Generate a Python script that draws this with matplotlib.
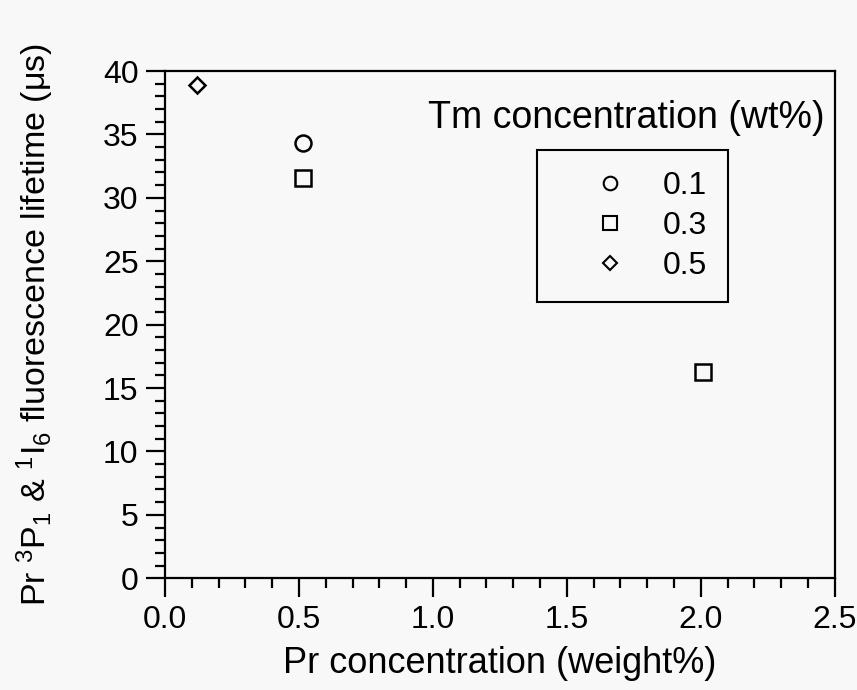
import matplotlib
matplotlib.use("Agg")
import matplotlib.pyplot as plt
from matplotlib.ticker import MultipleLocator, FormatStrFormatter
from matplotlib.lines import Line2D

plt.rcParams['font.family'] = ['Liberation Sans', 'DejaVu Sans']
plt.rcParams['mathtext.fontset'] = 'custom'
plt.rcParams['mathtext.rm'] = 'Liberation Sans'
plt.rcParams['mathtext.it'] = 'Liberation Sans:italic'

# Data (Pr concentration wt%, lifetime us) per Tm concentration
series_labels = ['0.1', '0.3', '0.5']
series_markers = ['o', 's', 'D']
x_01 = [0.515]
y_01 = [34.3]
x_03 = [0.515, 2.01]
y_03 = [31.6, 16.3]
x_05 = [0.12]
y_05 = [38.9]

bg = '#f7f8f7'
fig = plt.figure(figsize=(8.57, 6.90), dpi=100, facecolor=bg)
ax = fig.add_axes([0.1925, 0.162, 0.7815, 0.735], facecolor=bg)

ms_data = {'o': 11.5, 's': 11.5, 'D': 8.5}
for xs, ys, m in zip([x_01, x_03, x_05], [y_01, y_03, y_05], series_markers):
    ax.plot(xs, ys, linestyle='none', marker=m, markersize=ms_data[m],
            markerfacecolor='none', markeredgecolor='black', markeredgewidth=1.8)

ax.set_xlim(0, 2.5)
ax.set_ylim(0, 40)
ax.xaxis.set_major_locator(MultipleLocator(0.5))
ax.xaxis.set_minor_locator(MultipleLocator(0.1))
ax.yaxis.set_major_locator(MultipleLocator(5))
ax.yaxis.set_minor_locator(MultipleLocator(1))
ax.xaxis.set_major_formatter(FormatStrFormatter('%.1f'))
ax.tick_params(which='both', direction='out', width=1.6, labelsize=23, top=False, right=False)
ax.tick_params(which='major', length=14, pad=5)
ax.tick_params(which='minor', length=7)
for s in ax.spines.values():
    s.set_linewidth(1.6)

ax.set_xlabel('Pr concentration (weight%)', fontsize=26, labelpad=8)
ax.set_ylabel(r'Pr $^{3}$P$_{1}$ & $^{1}$I$_{6}$ fluorescence lifetime (μs)',
              fontsize=24.5, labelpad=34)

# Legend title and box
ax.text(0.985, 0.8876, 'Tm concentration (wt%)', transform=ax.transAxes,
        ha='right', va='baseline', fontsize=27)
handles = [Line2D([], [], linestyle='none', marker=m, markersize=ms_data[m] * 0.85,
                  markerfacecolor='none', markeredgecolor='black', markeredgewidth=1.5)
           for m in series_markers]
leg = ax.legend(handles, series_labels, loc='upper left', bbox_to_anchor=(0.555, 0.844),
                frameon=True, fancybox=False, edgecolor='black', facecolor=bg,
                fontsize=23, handletextpad=0.0, borderpad=0.65, labelspacing=0.31,
                borderaxespad=0, handlelength=3.3, framealpha=1)
leg.get_frame().set_linewidth(1.5)

fig.savefig('out.png', dpi=100, facecolor=bg)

────────────────────────────────────────

Aim:
Gather up every line from the listing above in which the word "matplotlib" occurs.

Written solution:
Generate a Python script that draws this with matplotlib.
import matplotlib
matplotlib.use("Agg")
import matplotlib.pyplot as plt
from matplotlib.ticker import MultipleLocator, FormatStrFormatter
from matplotlib.lines import Line2D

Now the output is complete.